BEGIN Dataset section

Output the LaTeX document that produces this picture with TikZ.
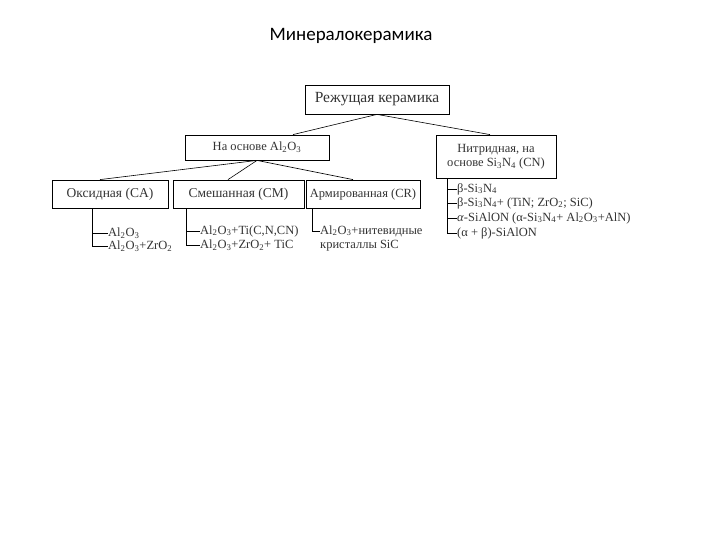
\documentclass[tikz,border=0pt]{standalone}
\usepackage{fontspec}
\setmainfont{Liberation Serif}
\newfontfamily\titlefont{Carlito}
\begin{document}
\begin{tikzpicture}[x=1pt,y=-1pt,
  box/.style={draw,line width=0.8pt,inner sep=0pt,font=\fontsize{12.5}{14}\selectfont,text=black!80},
  itm/.style={anchor=west,inner sep=0pt,font=\fontsize{12.5}{14}\selectfont,text=black!80},
  ln/.style={line width=0.6pt}]
\useasboundingbox (0,0) rectangle (720,540);
\node[font=\titlefont\fontsize{19}{22}\selectfont] (title) at (351,36) {Минералокерамика};
\node[box,minimum width=144pt,minimum height=29pt,font=\fontsize{15.5}{17}\selectfont] (root) at (377,99.5) {Режущая керамика};
\node[box,minimum width=144pt,minimum height=25pt] (al) at (257,147.5) {На основе Al\textsubscript{2}O\textsubscript{3}};
\node[box,minimum width=120pt,minimum height=43pt,align=center] (ni) at (496,156.5) {Нитридная, на\\основе Si\textsubscript{3}N\textsubscript{4} (CN)};
\node[box,minimum width=116pt,minimum height=28pt,font=\fontsize{13.5}{15}\selectfont] (ca) at (110,194) {Оксидная (CA)};
\node[box,minimum width=131pt,minimum height=28pt,font=\fontsize{13.5}{15}\selectfont] (cm) at (238.5,194) {Смешанная (CM)};
\node[box,minimum width=114pt,minimum height=28pt] (cr) at (363,194) {Армированная (CR)};
\draw[ln] (root.south) -- (al.north east -| 293,135);
\draw[ln] (root.south) -- (ni.north -| 490,135);
\draw[ln] (al.south) -- (ca.north -| 100,180);
\draw[ln] (al.south) -- (cm.north -| 228,180);
\draw[ln] (al.south) -- (cr.north -| 353,180);
% lists
\node[itm] (a1) at (108,233) {Al\textsubscript{2}O\textsubscript{3}};
\node[itm] (a2) at (108,246) {Al\textsubscript{2}O\textsubscript{3}+ZrO\textsubscript{2}};
\draw[ln] (ca.south -| 92,0) |- (a1.west);
\draw[ln] (ca.south -| 92,0) |- (a2.west);
\node[itm] (m1) at (200,231) {Al\textsubscript{2}O\textsubscript{3}+Ti(C,N,CN)};
\node[itm] (m2) at (200,245) {Al\textsubscript{2}O\textsubscript{3}+ZrO\textsubscript{2}+ TiC};
\draw[ln] (cm.south -| 186,0) |- (m1.west);
\draw[ln] (cm.south -| 186,0) |- (m2.west);
\node[itm,align=left] (r1) at (320,238) {Al\textsubscript{2}O\textsubscript{3}+нитевидные\\ кристаллы SiC};
\coordinate (r1c) at (320,231);
\draw[ln] (cr.south -| 312,0) |- (r1c);
\node[itm] (n1) at (457,189) {β-Si\textsubscript{3}N\textsubscript{4}};
\node[itm] (n2) at (457,203) {β-Si\textsubscript{3}N\textsubscript{4}+ (TiN; ZrO\textsubscript{2}; SiC)};
\node[itm] (n3) at (457,218) {\textit{α}-SiAlON (α-Si\textsubscript{3}N\textsubscript{4}+ Al\textsubscript{2}O\textsubscript{3}+AlN)};
\node[itm] (n4) at (457,233) {(α + β)-SiAlON};
\foreach \n in {n1,n2,n3,n4} \draw[ln] (ni.south -| 447,0) |- (\n.west);
\end{tikzpicture}
\end{document}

END Dataset section

» **Your task**:
Set down the complete material exactly, but do not include the images.

» **Correct output**:
Output the LaTeX document that produces this picture with TikZ.
\documentclass[tikz,border=0pt]{standalone}
\usepackage{fontspec}
\setmainfont{Liberation Serif}
\newfontfamily\titlefont{Carlito}
\begin{document}
\begin{tikzpicture}[x=1pt,y=-1pt,
  box/.style={draw,line width=0.8pt,inner sep=0pt,font=\fontsize{12.5}{14}\selectfont,text=black!80},
  itm/.style={anchor=west,inner sep=0pt,font=\fontsize{12.5}{14}\selectfont,text=black!80},
  ln/.style={line width=0.6pt}]
\useasboundingbox (0,0) rectangle (720,540);
\node[font=\titlefont\fontsize{19}{22}\selectfont] (title) at (351,36) {Минералокерамика};
\node[box,minimum width=144pt,minimum height=29pt,font=\fontsize{15.5}{17}\selectfont] (root) at (377,99.5) {Режущая керамика};
\node[box,minimum width=144pt,minimum height=25pt] (al) at (257,147.5) {На основе Al\textsubscript{2}O\textsubscript{3}};
\node[box,minimum width=120pt,minimum height=43pt,align=center] (ni) at (496,156.5) {Нитридная, на\\основе Si\textsubscript{3}N\textsubscript{4} (CN)};
\node[box,minimum width=116pt,minimum height=28pt,font=\fontsize{13.5}{15}\selectfont] (ca) at (110,194) {Оксидная (CA)};
\node[box,minimum width=131pt,minimum height=28pt,font=\fontsize{13.5}{15}\selectfont] (cm) at (238.5,194) {Смешанная (CM)};
\node[box,minimum width=114pt,minimum height=28pt] (cr) at (363,194) {Армированная (CR)};
\draw[ln] (root.south) -- (al.north east -| 293,135);
\draw[ln] (root.south) -- (ni.north -| 490,135);
\draw[ln] (al.south) -- (ca.north -| 100,180);
\draw[ln] (al.south) -- (cm.north -| 228,180);
\draw[ln] (al.south) -- (cr.north -| 353,180);
% lists
\node[itm] (a1) at (108,233) {Al\textsubscript{2}O\textsubscript{3}};
\node[itm] (a2) at (108,246) {Al\textsubscript{2}O\textsubscript{3}+ZrO\textsubscript{2}};
\draw[ln] (ca.south -| 92,0) |- (a1.west);
\draw[ln] (ca.south -| 92,0) |- (a2.west);
\node[itm] (m1) at (200,231) {Al\textsubscript{2}O\textsubscript{3}+Ti(C,N,CN)};
\node[itm] (m2) at (200,245) {Al\textsubscript{2}O\textsubscript{3}+ZrO\textsubscript{2}+ TiC};
\draw[ln] (cm.south -| 186,0) |- (m1.west);
\draw[ln] (cm.south -| 186,0) |- (m2.west);
\node[itm,align=left] (r1) at (320,238) {Al\textsubscript{2}O\textsubscript{3}+нитевидные\\ кристаллы SiC};
\coordinate (r1c) at (320,231);
\draw[ln] (cr.south -| 312,0) |- (r1c);
\node[itm] (n1) at (457,189) {β-Si\textsubscript{3}N\textsubscript{4}};
\node[itm] (n2) at (457,203) {β-Si\textsubscript{3}N\textsubscript{4}+ (TiN; ZrO\textsubscript{2}; SiC)};
\node[itm] (n3) at (457,218) {\textit{α}-SiAlON (α-Si\textsubscript{3}N\textsubscript{4}+ Al\textsubscript{2}O\textsubscript{3}+AlN)};
\node[itm] (n4) at (457,233) {(α + β)-SiAlON};
\foreach \n in {n1,n2,n3,n4} \draw[ln] (ni.south -| 447,0) |- (\n.west);
\end{tikzpicture}
\end{document}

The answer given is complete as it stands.